Workers fight for Boxing Day off
DISGRUNTLED workers at Stockland Rockhampton are protesting about being forced to work on Boxing Day, arguing the decision will stop them celebrating the festive season with family.
Staff are upset that rather than spending time with loved ones, they will be forced to work at the region’s major shopping centre, where hundreds of people are employed.
And they won’t be getting paid penalty rates.
Extended hours on New Year’s Eve, when there will be a 9pm closing time, are also upsetting some.
Yesterday The Morning Bulletin spoke to a handful of workers, including one who has started a petition which has gained plenty of signatures.
Traditionally shops don’t open in Rockhampton on Boxing Day.
Those companies that don’t open on the Saturday could face penalties for breaching tenancy agreements.
A National Retailers Association spokesman yesterday said the situation had arisen because December 26 this year fell on a Saturday.
Monday is the official public holiday across Australia and the day when Boxing Day will be celebrated.
“This is simply a product of the calendar,” NRA executive director Gary Black said.
He said shopping centres had an obligation to do what was right for tenants.
“It’s not our experience that there’s a lot of resistance (to opening on Boxing Day) from retailers,” Mr Black said.
“I’m not surprised shopping centres have elected to open, it’s an extremely popular day for consumers.
“How it goes in Rockhampton we will have to wait and see.”
Member for Rockhampton Robert Schwarten yesterday said he would be happy to take any petition to the state’s Attorney General; however, he didn’t think much could be done as the Monday had been set down as the public holiday in an agreement reached between unions and industry.
Mr Schwarten said he could understand the case of both sides.
One worker said some staff had been threatened they would lose their jobs if they didn’t turn up.
“I’m so angry,” she said.
She said everyone thought they would have the three days off – Christmas Day, Saturday and Sunday.
The worker still plans to visit her sick mother on the Sunshine Coast at Christmas because if she doesn’t her mum “will be heartbroken”.
“I’m prepared to lose my job,” she said.
“Rockhampton is not Brisbane.
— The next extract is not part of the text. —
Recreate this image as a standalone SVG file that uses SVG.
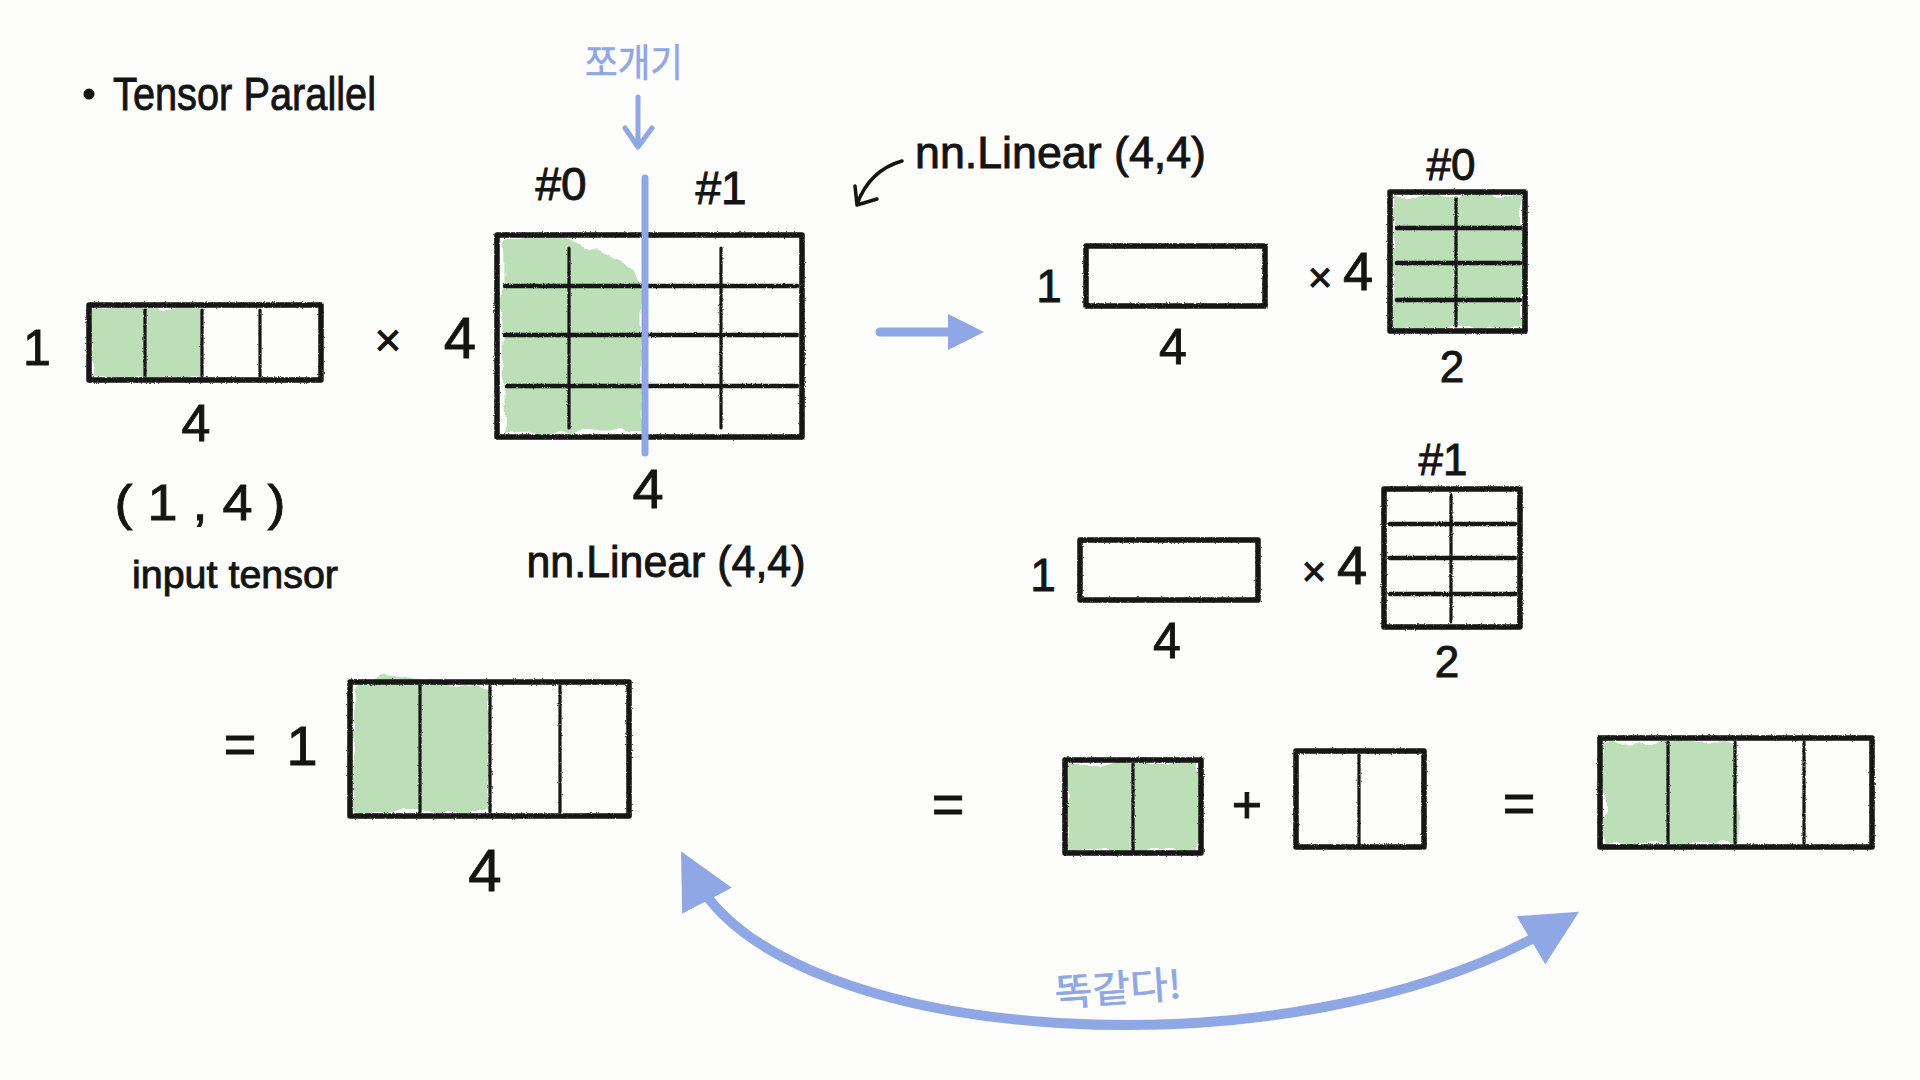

This is a regional area where we value time with our families.”
Another worker had already booked flights to spend the festive season with family in Western Australia.
“We only found out a couple of weeks ago the centre will be open on Boxing Day,” a woman from a different store said.
Workers are also upset because New Year’s Eve falls on a Thursday and the centre will maintain its late-night shopping, closing at 9pm.
Yesterday, the situation drew a mixed reaction from a family of shoppers.
Bronwyn Dendle was shopping with her husband, two daughters and mother, Del Murphy.
Del said Christmas was a special time of the year and workers probably had a case to have a holiday on the Saturday.
Bronwyn said she would be spending time with family around Christmas.
A spokesman for Stockland Rockhampton yesterday said the centre was opening the set trading hours as set out by the NRA.
The NRA is currently also in a legal battle to allow Sunday trading in Rockhampton.